Di Kabupaten Ngada Yayasan Puge Figo Adakan Reboisasi Berbasis Pakan Ternak
Yayasan Puge Figo (YPF) di Kurubhoko, Kecamatan Wolomeze merespons positif terhadap program Dinas Peternakan
Penulis: Gordi Donofan | Editor: Rosalina Woso
Di Kabupaten Ngada Yayasan Puge Figo Adakan Reboisasi Berbasis Pakan Ternak
POS-KUPANG.COM | BAJAWA --Yayasan Puge Figo (YPF) di Kurubhoko, Kecamatan Wolomeze merespons positif terhadap program Dinas Peternakan dalam gerakan penanam pakan ternak jenis Taramba.
Ketua YPF, Emanuel Djomba, menyampaikan, YPF bergerak dibidang ekologi dan itu sudah sejak lama digalakan.
"Karena itu bersamaan dengan penanaman pakan ternak di Dinas Peternakan, maka YPF besinergis melalui programnya yakni reboisasi berbasis pakan ternak," ujar Emanuel, kepada POS-KUPANG.COM, Minggu (26/1/2020).
Emanuel mengatakan pendidikan ekologi merupakan salah satu misi YPF, sedangkan reboisasi berbasis pakan ternak merupakan salah satu kegiatan yang mendukung misi konservasi atau reboisasi di yayasan ini.
Sementara itu, Pembina YPF Nao Remon, ketika yayasannya bersinergis dengan Dinas Peternakan dan melibatkan siswa sekolah menggelar penanaman pakan ternak di lahan percontohan di Kurubhoko menyambut baik program tanam pakan ternak.
Nao Remon sendiri ikut serta dalam kegiatan yang berlangsung Jumat (24/1/2020) di Kurubhoko itu.
Remon mengatakan bagi YPF, gerakan ini diharapkan dapat mengatasi salah satu dari sejumlah masalah kebakaran hutan di musim kemarau (kering) karena alasannyang sangat klasik, yakni membakar hutan untuk mendapat rumput baru bagi ternak dan alasan ini dianggap menjadi biang terjadinya kebakaran.
Karena itu, ketika Dinas Peternakan melakukan gerakan ini sebenarnya sejalan dengan program dalam bidang reboisasi.

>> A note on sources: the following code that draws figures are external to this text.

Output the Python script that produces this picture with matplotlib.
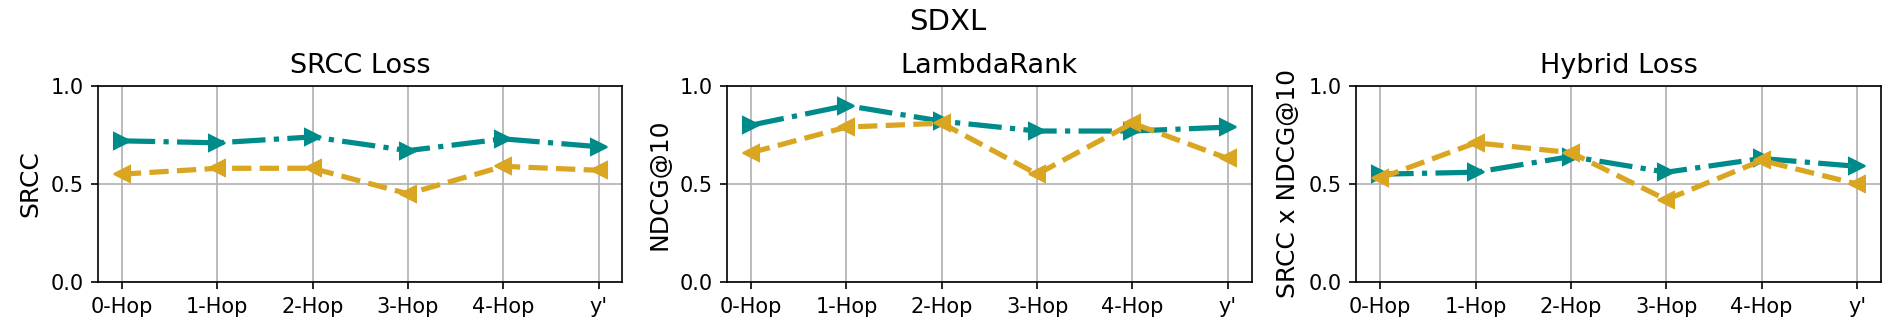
import matplotlib
matplotlib.use("Agg")
import matplotlib.pyplot as plt
import numpy as np

# x categories
hops = ["0-Hop", "1-Hop", "2-Hop", "3-Hop", "4-Hop", "y'"]

# panel titles and y labels
titles = ["SRCC Loss", "LambdaRank", "Hybrid Loss"]
ylabels = ["SRCC", "NDCG@10", "SRCC x NDCG@10"]

# teal series (dash-dot, right triangles)
srcc_teal = [0.72, 0.71, 0.74, 0.67, 0.73, 0.69]
lambda_teal = [0.80, 0.90, 0.82, 0.77, 0.77, 0.79]
hybrid_teal = [0.55, 0.56, 0.64, 0.56, 0.63, 0.59]

# gold series (dashed, left triangles)
srcc_gold = [0.55, 0.58, 0.58, 0.45, 0.59, 0.57]
lambda_gold = [0.66, 0.79, 0.81, 0.55, 0.81, 0.63]
hybrid_gold = [0.53, 0.71, 0.66, 0.42, 0.62, 0.50]

teal_sets = [srcc_teal, lambda_teal, hybrid_teal]
gold_sets = [srcc_gold, lambda_gold, hybrid_gold]

fig, axes = plt.subplots(1, 3, figsize=(12.64, 2.22), dpi=150)
fig.subplots_adjust(left=0.0517, right=0.992, bottom=0.153, top=0.742, wspace=0.2)

x = np.arange(len(hops))
for ax, title, ylab, teal, gold in zip(axes, titles, ylabels, teal_sets, gold_sets):
    ax.plot(x, teal, color="#008b8b", linestyle="-.", marker=">",
            linewidth=2.5, markersize=8)
    ax.plot(x, gold, color="#daa520", linestyle="--", marker="<",
            linewidth=2.5, markersize=8)
    ax.set_ylim(0, 1)
    ax.set_yticks([0.0, 0.5, 1.0])
    ax.set_xticks(x)
    ax.set_xticklabels(hops)
    ax.tick_params(labelsize=10)
    ax.grid(True)
    ax.set_title(title, fontsize=13)
    ax.set_ylabel(ylab, fontsize=12)

fig.suptitle("SDXL", fontsize=14, y=0.975)

plt.savefig("out.png")
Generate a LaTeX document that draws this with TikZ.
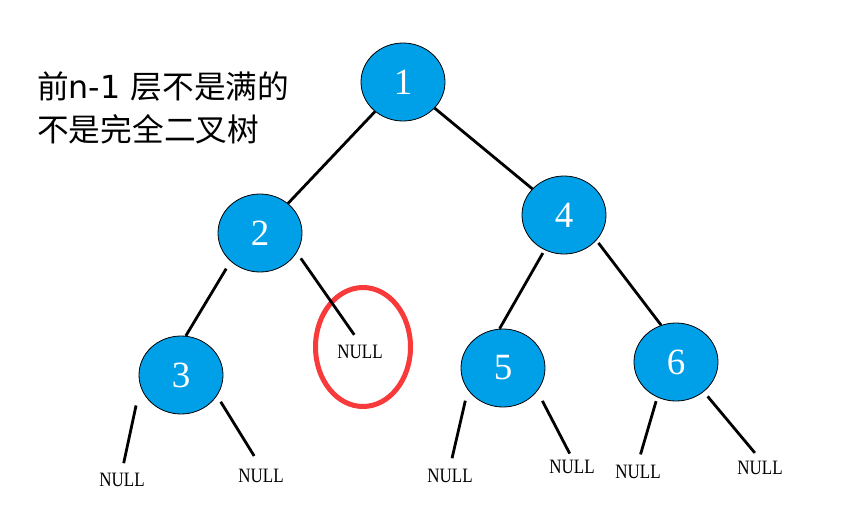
\documentclass[tikz,border=0pt]{standalone}
\usepackage{fontspec}
\setmainfont{Liberation Serif}
\newfontfamily\cjkfont{Noto Sans CJK SC}
\newfontfamily\latinsans{DejaVu Sans}
\usetikzlibrary{shapes.geometric}
\definecolor{nodeblue}{RGB}{0,160,232}
\definecolor{ringred}{RGB}{248,58,58}
\begin{document}
\begin{tikzpicture}[x=1pt,y=-1pt,
    tnode/.style={ellipse,draw=black,line width=0.8pt,fill=nodeblue,minimum width=84pt,minimum height=78pt,inner sep=0pt,text=white,font=\fontsize{37}{37}\selectfont},
    nullnode/.style={inner sep=2pt,font=\fontsize{17}{17}\selectfont},
    edge/.style={line width=2.8pt},
    ring/.style={ellipse,draw=ringred,line width=5pt,minimum width=95pt,minimum height=119pt},
    caption/.style={anchor=west,inner sep=0pt,font=\cjkfont\fontsize{31.7}{31.7}\selectfont}]
    \useasboundingbox[fill=white] (0,0) rectangle (863,517);
    % tree nodes
    \node[tnode] (n1) at (403,82) {1};
    \node[tnode] (n2) at (260,233) {2};
    \node[tnode] (n4) at (564,215) {4};
    \node[tnode] (n3) at (181,375) {3};
    \node[tnode] (n5) at (503,368) {5};
    \node[tnode] (n6) at (676,362) {6};
    % empty children
    \node[nullnode] (nlm) at (360,352) {\scalebox{1}[1.2]{NULL}};
    \node[nullnode] (nl1) at (122,480) {\scalebox{1}[1.2]{NULL}};
    \node[nullnode] (nl2) at (261,476) {\scalebox{1}[1.2]{NULL}};
    \node[nullnode] (nl3) at (450,476) {\scalebox{1}[1.2]{NULL}};
    \node[nullnode] (nl4) at (572,467) {\scalebox{1}[1.2]{NULL}};
    \node[nullnode] (nl5) at (638,472) {\scalebox{1}[1.2]{NULL}};
    \node[nullnode] (nl6) at (760,468) {\scalebox{1}[1.2]{NULL}};
    \node[ring] (mark) at (363,347) {};
    % edges
    \draw[edge] (n1) -- (n2);
    \draw[edge] (n1) -- (n4);
    \draw[edge,shorten <=8.5pt] (n2.224) -- (n3.83);
    \draw[edge,shorten <=7pt,shorten >=10pt] (n2.-28) -- (nlm.north);
    \draw[edge,shorten <=3.5pt] (n4.241) -- (n5.95);
    \draw[edge,shorten <=3.3pt] (n4.-38) -- (n6.112);
    \draw[edge,shorten <=20pt,shorten >=8pt] (n3.195) -- (nl1.north);
    \draw[edge,shorten <=7pt,shorten >=13pt] (n3.-30) -- (nl2.north);
    \draw[edge,shorten <=11pt,shorten >=9pt] (n5.212) -- (nl3.north);
    \draw[edge,shorten <=11pt,shorten >=5pt] (n5.-34) -- (nl4.north);
    \draw[edge,shorten <=4pt,shorten >=9pt] (n6.242) -- (nl5.north);
    \draw[edge,shorten <=6pt,shorten >=8pt] (n6.-47) -- (nl6.north);
    % caption
    \node[caption] (t1) at (37,87) {前{\latinsans n-1 }层不是满的};
    \node[caption] (t2) at (37,129) {不是完全二叉树};
\end{tikzpicture}
\end{document}
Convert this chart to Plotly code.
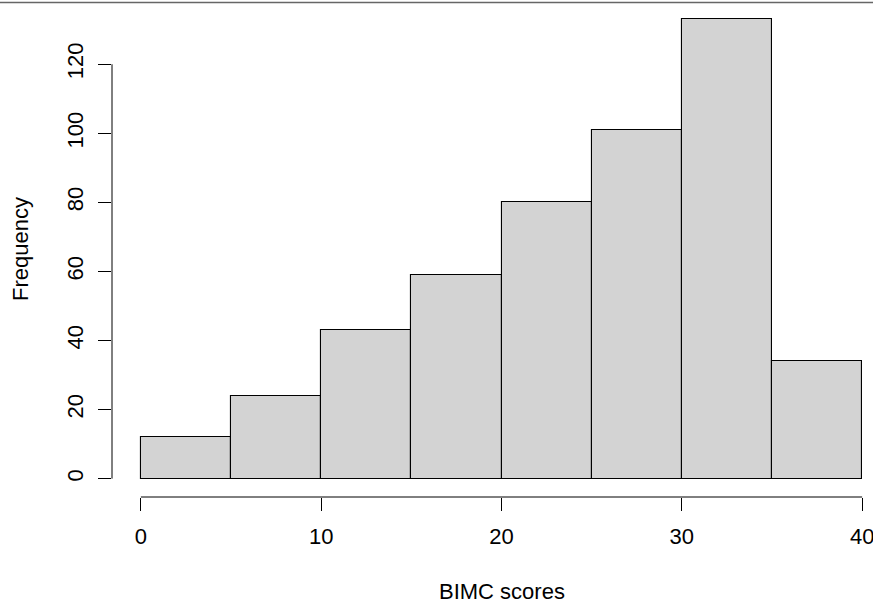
import plotly.graph_objects as go

# Data
breaks = [0, 5, 10, 15, 20, 25, 30, 35, 40]
counts = [12, 24, 43, 59, 80, 101, 133, 34]
x_ticks = [0, 10, 20, 30, 40]
y_ticks = [0, 20, 40, 60, 80, 100, 120]
x_label = "BIMC scores"
y_label = "Frequency"

mids = [(a + b) / 2 for a, b in zip(breaks[:-1], breaks[1:])]
widths = [b - a for a, b in zip(breaks[:-1], breaks[1:])]

W, H = 873, 604
ML, MR, MT, MB = 112, 0, 1, 107

# R-style 4% axis extension
xr0, xr1 = breaks[0], breaks[-1]
ext = 0.04 * (xr1 - xr0)
x_min = xr0 - ext
x_full_max = xr1 + ext
ppu = 779 / (x_full_max - x_min)  # pixels per unit in the original full plot region
x_max = x_min + (W - ML - MR) / ppu  # image is cropped at the right

yr1 = max(counts)
yext = 0.04 * yr1
y_min, y_max = -yext, yr1 + yext

font = dict(family="Liberation Sans, Arial, sans-serif", size=22, color="black")

fig = go.Figure()
fig.add_trace(go.Bar(
    x=mids, y=counts, width=widths,
    marker=dict(color="#D3D3D3", line=dict(color="black", width=1.1)),
    hoverinfo="x+y",
))

fig.update_layout(
    width=W, height=H,
    margin=dict(l=ML, r=MR, t=MT, b=MB),
    paper_bgcolor="white", plot_bgcolor="white",
    showlegend=False, font=font,
    xaxis=dict(range=[x_min, x_max], tickvals=x_ticks, ticks="outside", ticklen=13,
               tickcolor="black", tickwidth=1, showgrid=False, zeroline=False,
               showline=False, automargin=False, tickfont=font,
               ticklabeloverflow="allow", ticklabelstandoff=7),
    yaxis=dict(range=[y_min, y_max], tickvals=y_ticks, ticks="outside", ticklen=13,
               tickcolor="black", tickwidth=1, showgrid=False, zeroline=False,
               showline=False, automargin=False, tickangle=-90, tickfont=font,
               ticklabeloverflow="allow", ticklabelstandoff=6),
    bargap=0,
)

# R-style axis lines spanning only the tick range
fig.add_shape(type="line", xref="x", yref="paper", x0=x_ticks[0], x1=x_ticks[-1], y0=0, y1=0,
              line=dict(color="black", width=1))
fig.add_shape(type="line", xref="paper", yref="y", x0=0, x1=0, y0=y_ticks[0], y1=y_ticks[-1],
              line=dict(color="black", width=1))

# top border line (present in the image)
ph = H - MT - MB
fig.add_shape(type="line", xref="paper", yref="paper", x0=-1, x1=2,
              y0=(H - MB - 2.5) / ph, y1=(H - MB - 2.5) / ph,
              line=dict(color="#666666", width=1.5))

fig.add_annotation(text=x_label, xref="x", yref="paper", x=(x_min + x_full_max) / 2,
                   y=(H - MB - 591) / ph, showarrow=False, font=font, yanchor="middle")
fig.add_annotation(text=y_label, xref="paper", yref="y", x=(20 - ML) / (W - ML - MR),
                   y=(y_min + y_max) / 2, showarrow=False, font=font, textangle=-90,
                   xanchor="center", yanchor="middle")

fig.write_html("out.html")
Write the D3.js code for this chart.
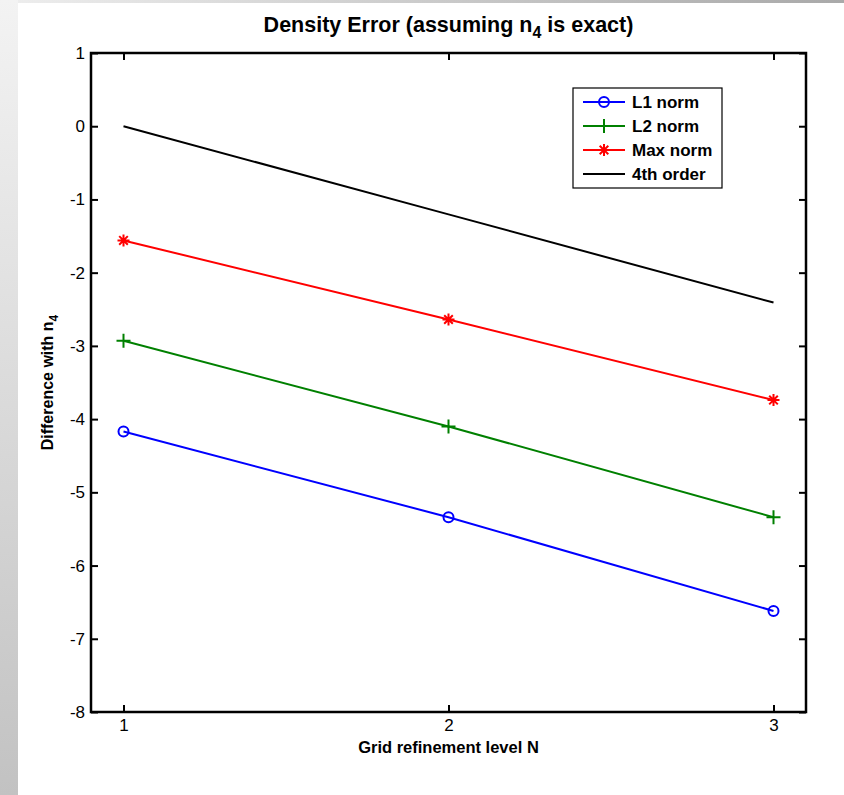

Alasan bakar hutan di atas mengancam program reboisasi YPF selama ini.
"Maka itu YPF kemudian memprogramkan reboisasi berbasis pakan ternak mulai tahun 2020, dengan asumsi, jika pemilik ternak sudah memiliki lahan pakan maka bisa mengatasi salah satu dari sejumlah alasan orang membakar hutan," jelas Remon.
Kegiatan tanam pakan ternak jenis taramba yang juga melibatkan siswa, kata Nao Remon, bertujuan salah satunya adalah memberi edukasi kepada generasi baru tentang pentingnya mulai mengubah pola peternakan tradisional; dimana hewan dilepas di padang rumput dan ketika pada musim kemarau rumput menjadi kering maka cara satu-satunya untuk mendapatkan pakan adalah dengan membakar padang rumput.
"Dampak dari kebiasaan itu sangat buruk karena setiap tahun di wilayah ini puluhan hektar lahan/hutan terbakar demi kepentingan mendapat rumput baru untuk ternak. Hutan semakin gundul," jelas Remon.
Selain itu kata Nao Remon, lahan ternak semakin sempit akibat perkembangan demografi, semua beralih menjadi lahan pertanian dan dibagi dari generasi ke generasi.
Dengan demikian pola peternakan tradisional dengan melepas hewan berkeliaran bebas tidak cocok lagi.
Nao Remon juga mensinyalir, lahan ternak semakin sempit juga akibat perkembagan sejenis rumput bersifat invasif yaitu "sensus" (nama botaniknya Chromelaena odorata) yang meraja lela dan menguasi jenis tumbuhan lain yang mengakibatkan rumput ternak semakin berkurang dari tahun ke tahun dan bakal hilang total dalam waktu 4-5 tahun ke depan.